For reals, though. One thing that I’ve learned from him thus far is the same shit I tell all of you. (Funny how the people who give advice sometimes have problems taking their own, huh? ) Honesty and vulnerability are what’s going to help you navigate through your relationships. Example: My super-emotional temper tantrums, leaving wet towels on the floor, and lights in the on position while no one is home are things that he can deal with. He will bitch about it and I will rebel but we’ve come to a mutual understanding that those are not deal-breakers. However, my lack of awareness when I’m grouping him in with anyone who has ever hurt me and just leaving the room or building structure when we are in the middle of a disagreement are things he’s NOT OK with.
Oh yes, I had a very difficult time with A) A man actually using his words and telling me he’s angry and B) My validation for taking my emotions back to the past being ripped away from me. Button pusher much? In the best and worse ways possible. You see, he was honest. I wasn’t happy about it and tried to fly my justification flag like a member of the relationship color guard but at the end of the day, he was right. I may not have liked what I heard, maybe even got a little defensive about it, but I had to put myself in his shoes and understand that he was risking an uncomfortable situation by being vulnerable. So with honesty and vulnerability there must be an element of understanding.

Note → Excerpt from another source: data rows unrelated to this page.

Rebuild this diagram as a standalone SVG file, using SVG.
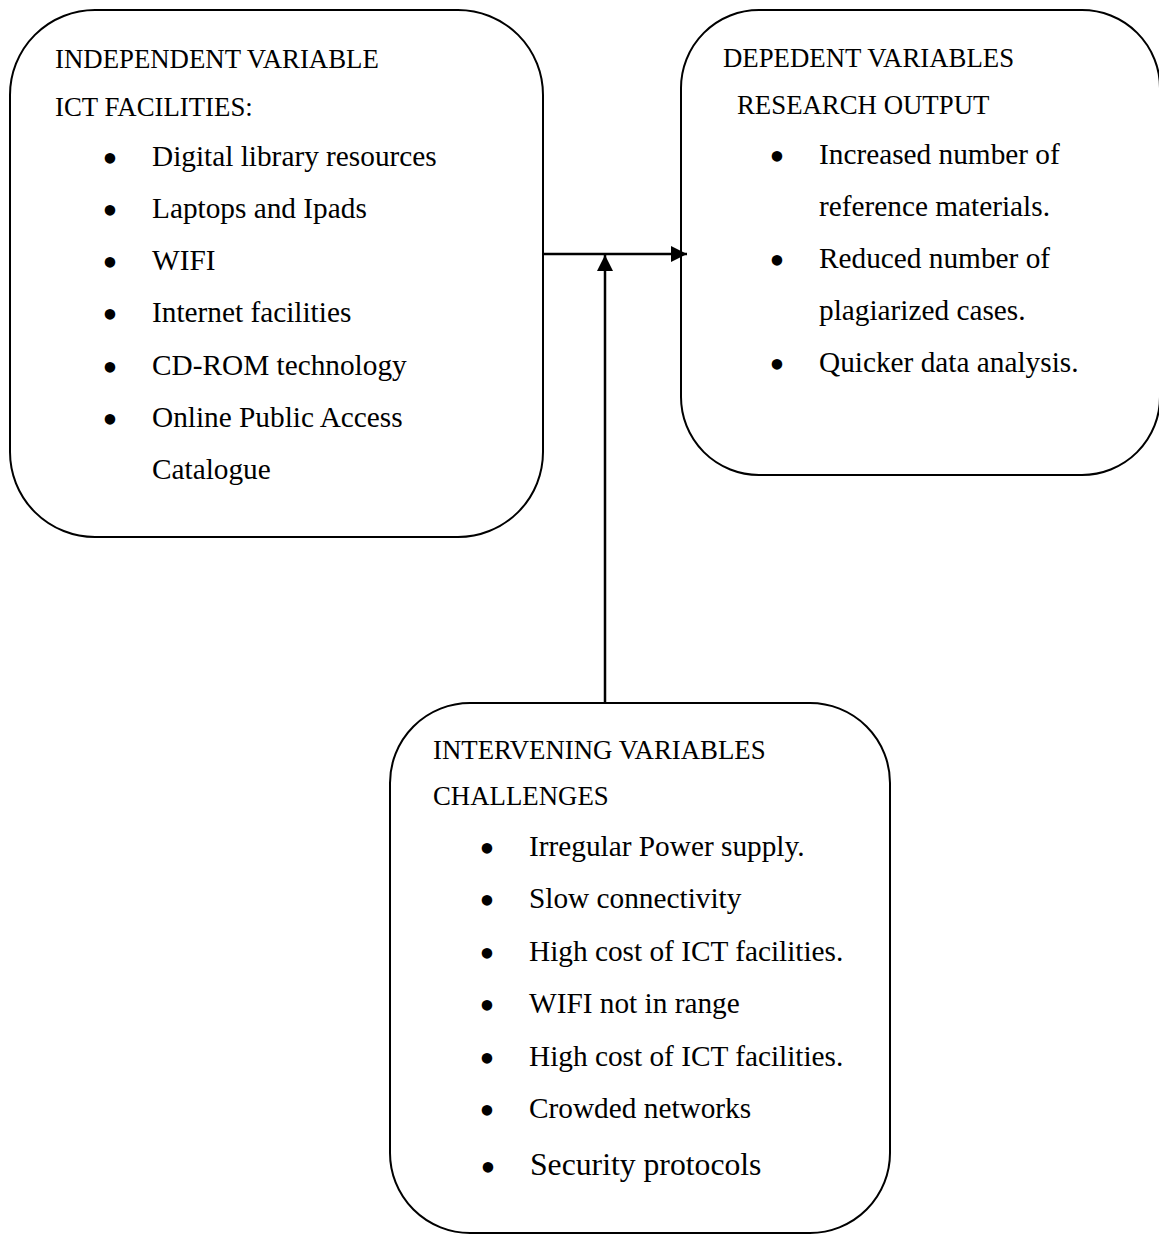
<svg xmlns="http://www.w3.org/2000/svg" width="1159" height="1235" viewBox="0 0 1159 1235">
<style>
  .box { fill: #ffffff; stroke: #000000; stroke-width: 2; }
  .hd { font-family: "Liberation Serif", "Times New Roman", serif; font-size: 26.8px; fill: #000; }
  .it { font-family: "Liberation Serif", "Times New Roman", serif; font-size: 29.3px; fill: #000; }
  .big { font-family: "Liberation Serif", "Times New Roman", serif; font-size: 31.7px; fill: #000; }
  .bl { font-family: "Liberation Serif", "Times New Roman", serif; font-size: 44px; fill: #000; text-anchor: middle; }
  .conn { stroke: #000; stroke-width: 2.5; fill: none; }
</style>
<defs>
  <marker id="arr" markerUnits="userSpaceOnUse" markerWidth="17" markerHeight="17" refX="16" refY="8" orient="auto">
    <path d="M0,0 L16,8 L0,16 Z" fill="#000"/>
  </marker>
</defs>
<rect x="0" y="0" width="1159" height="1235" fill="#ffffff"/>

<g id="independent">
  <rect class="box" x="10" y="10" width="533" height="527" rx="85" ry="85"/>
  <text class="hd" x="55" y="68">INDEPENDENT VARIABLE</text>
  <text class="hd" x="55" y="116">ICT FACILITIES:</text>
  <text class="bl" x="110" y="173">•</text><text class="it" x="152" y="166">Digital library resources</text>
  <text class="bl" x="110" y="225">•</text><text class="it" x="152" y="218">Laptops and Ipads</text>
  <text class="bl" x="110" y="277">•</text><text class="it" x="152" y="270">WIFI</text>
  <text class="bl" x="110" y="329">•</text><text class="it" x="152" y="322">Internet facilities</text>
  <text class="bl" x="110" y="382">•</text><text class="it" x="152" y="375">CD-ROM technology</text>
  <text class="bl" x="110" y="434">•</text><text class="it" x="152" y="427">Online Public Access</text>
  <text class="it" x="152" y="479">Catalogue</text>
</g>

<g id="dependent">
  <rect class="box" x="681" y="10" width="479" height="465" rx="78" ry="78"/>
  <text class="hd" x="723" y="67">DEPEDENT VARIABLES</text>
  <text class="hd" x="737" y="114">RESEARCH OUTPUT</text>
  <text class="bl" x="777" y="171">•</text><text class="it" x="819" y="164">Increased number of</text>
  <text class="it" x="819" y="216">reference materials.</text>
  <text class="bl" x="777" y="275">•</text><text class="it" x="819" y="268">Reduced number of</text>
  <text class="it" x="819" y="320">plagiarized cases.</text>
  <text class="bl" x="777" y="379">•</text><text class="it" x="819" y="372">Quicker data analysis.</text>
</g>

<g id="intervening">
  <rect class="box" x="390" y="703" width="500" height="530" rx="80" ry="80"/>
  <text class="hd" x="433" y="759">INTERVENING VARIABLES</text>
  <text class="hd" x="433" y="805">CHALLENGES</text>
  <text class="bl" x="487" y="863">•</text><text class="it" x="529" y="856">Irregular Power supply.</text>
  <text class="bl" x="487" y="915">•</text><text class="it" x="529" y="908">Slow connectivity</text>
  <text class="bl" x="487" y="968">•</text><text class="it" x="529" y="961">High cost of ICT facilities.</text>
  <text class="bl" x="487" y="1020">•</text><text class="it" x="529" y="1013">WIFI not in range</text>
  <text class="bl" x="487" y="1073">•</text><text class="it" x="529" y="1066">High cost of ICT facilities.</text>
  <text class="bl" x="487" y="1125">•</text><text class="it" x="529" y="1118">Crowded networks</text>
  <text class="bl" x="488" y="1182">•</text><text class="big" x="530" y="1175">Security protocols</text>
</g>

<g id="connectors">
  <line class="conn" x1="543" y1="254" x2="687" y2="254" marker-end="url(#arr)"/>
  <line class="conn" x1="605" y1="703" x2="605" y2="255" marker-end="url(#arr)"/>
</g>
</svg>
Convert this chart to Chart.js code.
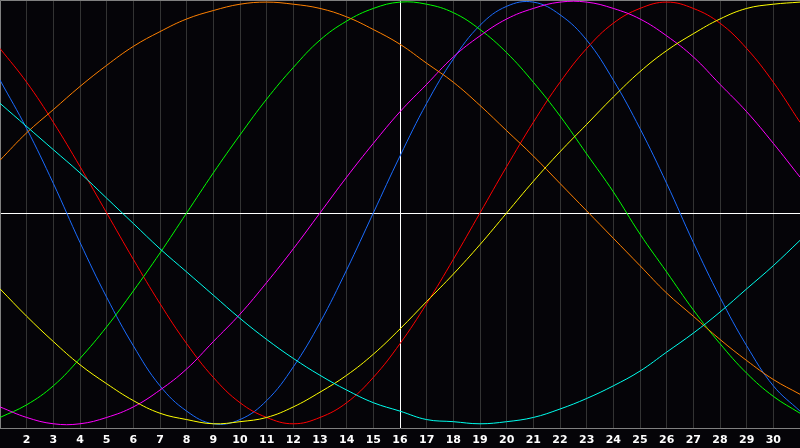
<!DOCTYPE html>
<html lang="en">

<head>
    <meta charset="UTF-8">
    <title>Biorhythm</title>
    <script src="https://cdn.jsdelivr.net/npm/chart.js"></script>
    <style>
        html, body { margin: 0; padding: 0; background: #050408; }
        #wrap { width: 800px; height: 448px; }
    </style>
</head>

<body>
    <div id="wrap"><canvas id="bioChart"></canvas></div>

    <script>
        const days = [1, 2, 3, 4, 5, 6, 7, 8, 9, 10, 11, 12, 13, 14, 15, 16,
            17, 18, 19, 20, 21, 22, 23, 24, 25, 26, 27, 28, 29, 30, 31];
        const today = 16;

        const blueVals = [0.63, 0.40, 0.14, -0.14, -0.40, -0.63, -0.82, -0.94, -1.00, -0.98, -0.89, -0.73, -0.52, -0.27, 0.00, 0.27,
            0.52, 0.73, 0.89, 0.98, 1.00, 0.94, 0.82, 0.63, 0.40, 0.14, -0.14, -0.40, -0.63, -0.82, -0.94];
        const redVals = [0.78, 0.62, 0.43, 0.22, 0.00, -0.22, -0.43, -0.62, -0.78, -0.90, -0.97, -1.00, -0.97, -0.90, -0.78, -0.62,
            -0.43, -0.22, 0.00, 0.22, 0.43, 0.62, 0.78, 0.90, 0.97, 1.00, 0.97, 0.90, 0.78, 0.62, 0.43];
        const greenVals = [-0.97, -0.91, -0.82, -0.69, -0.54, -0.37, -0.19, 0.00, 0.19, 0.37, 0.54, 0.69, 0.82, 0.91, 0.97, 1.00,
            0.99, 0.95, 0.87, 0.76, 0.62, 0.46, 0.28, 0.10, -0.10, -0.28, -0.46, -0.62, -0.76, -0.87, -0.95];
        const magentaVals = [-0.92, -0.97, -1.00, -1.00, -0.97, -0.92, -0.84, -0.74, -0.61, -0.48, -0.33, -0.17, 0.00, 0.17, 0.33, 0.48,
            0.61, 0.74, 0.84, 0.92, 0.97, 1.00, 1.00, 0.97, 0.92, 0.84, 0.74, 0.61, 0.48, 0.33, 0.17];
        const yellowVals = [-0.36, -0.49, -0.61, -0.72, -0.81, -0.89, -0.95, -0.98, -1.00, -0.99, -0.97, -0.92, -0.85, -0.77, -0.67, -0.55,
            -0.42, -0.29, -0.15, 0.00, 0.15, 0.29, 0.42, 0.55, 0.67, 0.77, 0.85, 0.92, 0.97, 0.99, 1.00];
        const cyanVals = [0.52, 0.41, 0.30, 0.19, 0.07, -0.05, -0.17, -0.28, -0.39, -0.50, -0.60, -0.69, -0.77, -0.84, -0.90, -0.94,
            -0.98, -0.99, -1.00, -0.99, -0.97, -0.93, -0.88, -0.82, -0.75, -0.66, -0.57, -0.47, -0.36, -0.25, -0.13];
        const orangeVals = [0.25, 0.38, 0.49, 0.60, 0.70, 0.79, 0.86, 0.92, 0.96, 0.99, 1.00, 0.99, 0.97, 0.93, 0.87, 0.80,
            0.71, 0.62, 0.51, 0.39, 0.27, 0.14, 0.01, -0.12, -0.25, -0.38, -0.49, -0.60, -0.70, -0.79, -0.86];

        function line(data, color) {
            return {
                data: data,
                borderColor: color,
                borderWidth: 1,
                pointRadius: 0,
                tension: 0.4,
                fill: false
            };
        }

        // background, frame and the zero line
        const framePlugin = {
            id: 'frame',
            beforeDraw(chart) {
                const c = chart.ctx;
                c.save();
                c.fillStyle = '#050408';
                c.fillRect(0, 0, chart.width, chart.height);
                c.restore();
            },
            beforeDatasetsDraw(chart) {
                const c = chart.ctx;
                const a = chart.chartArea;
                const y0 = Math.round(chart.scales.y.getPixelForValue(0)) + 0.5;
                c.save();
                c.strokeStyle = '#ffffff';
                c.lineWidth = 1;
                c.beginPath();
                c.moveTo(a.left, y0);
                c.lineTo(a.right, y0);
                c.stroke();
                c.strokeStyle = '#808080';
                c.beginPath();
                c.moveTo(a.left + 0.5, a.bottom);
                c.lineTo(a.left + 0.5, a.top + 0.5);
                c.lineTo(a.right, a.top + 0.5);
                c.stroke();
                c.restore();
            }
        };

        function generateGraph() {
            const ctx = document.getElementById('bioChart').getContext('2d');
            const config = {
                type: 'line',
                data: {
                    labels: days,
                    datasets: [
                        line(cyanVals, '#00ffee'),
                        line(yellowVals, '#ffff00'),
                        line(orangeVals, '#ff8000'),
                        line(magentaVals, '#ff00ff'),
                        line(greenVals, '#00ff00'),
                        line(redVals, '#ff0000'),
                        line(blueVals, '#1a6cff')
                    ]
                },
                plugins: [framePlugin],
                options: {
                    responsive: true,
                    maintainAspectRatio: false,
                    animation: false,
                    layout: { padding: 0 },
                    scales: {
                        x: {
                            type: 'category',
                            offset: false,
                            afterFit(scale) {
                                scale.paddingLeft = 0;
                                scale.paddingRight = 0;
                                scale.paddingTop = 0;
                                scale.paddingBottom = 0;
                                scale.height = 20;
                            },
                            grid: {
                                drawTicks: false,
                                color: (c) => (days[c.index] === today ? '#ffffff' : '#333333'),
                                lineWidth: 1
                            },
                            border: { display: true, color: '#808080' },
                            ticks: {
                                autoSkip: false,
                                maxRotation: 0,
                                padding: 6,
                                color: '#ffffff',
                                font: { family: 'DejaVu Sans', size: 11, weight: 'bold' },
                                callback: function (v, i) {
                                    const d = days[i];
                                    return (d === days[0] || d === days[days.length - 1]) ? '' : String(d);
                                }
                            }
                        },
                        y: {
                            display: false,
                            min: -1.02,
                            max: 1.01
                        }
                    },
                    plugins: {
                        legend: { display: false },
                        tooltip: { enabled: false }
                    }
                }
            };
            new Chart(ctx, config);
        }

        document.addEventListener("DOMContentLoaded", () => {
            generateGraph();
        });
    </script>
</body>

</html>
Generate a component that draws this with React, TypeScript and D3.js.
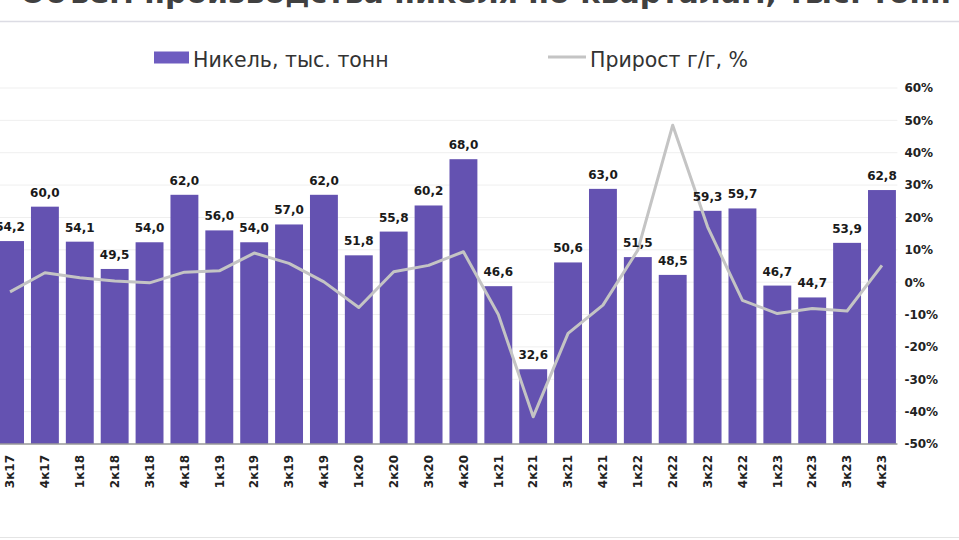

Honesty and vulnerability are gifts a person gives to you in a relationship. Your gift back is the understanding to see them, hear them and not treat them like an asshole. And now, “dick in a box” is blaring through my head. That leads us to secret #5: Relationships are where you go to give something, not take something. See? It’s not all about you. And if you share this post for the sole hope that your significant other or person you want to passive aggressively attack for being selfish will see this…you need to get something off your chest sweetheart?
Would you like to see what that honesty and vulnerability looks like in a marriage? I received this text from a husband asking me for advice:
“When you get a chance, would you tell me about the (insert name here) you know? What she likes, what she doesn’t, hopes, dreams….The (insert name here) I know isn’t the (insert name here) you know…It’s hard to admit, since we’ve been married 3.5 years :(…and I can’t really love her the way she needs if I don’t know her.”
Honesty. Vulnerability. The desire to understand. He’s in it to give, not take. Do you know the amount of courage and vulnerability that takes for someone to admit…much less the male species. Baby Jesus, thank you for all the growed up boys.
And when I got that text, I balled like a baby. His wife is more loved than she will probably ever know and it’s a lesson to me and all the rest of you, to be loved and really seen for who you are, you must first love and really show who you are.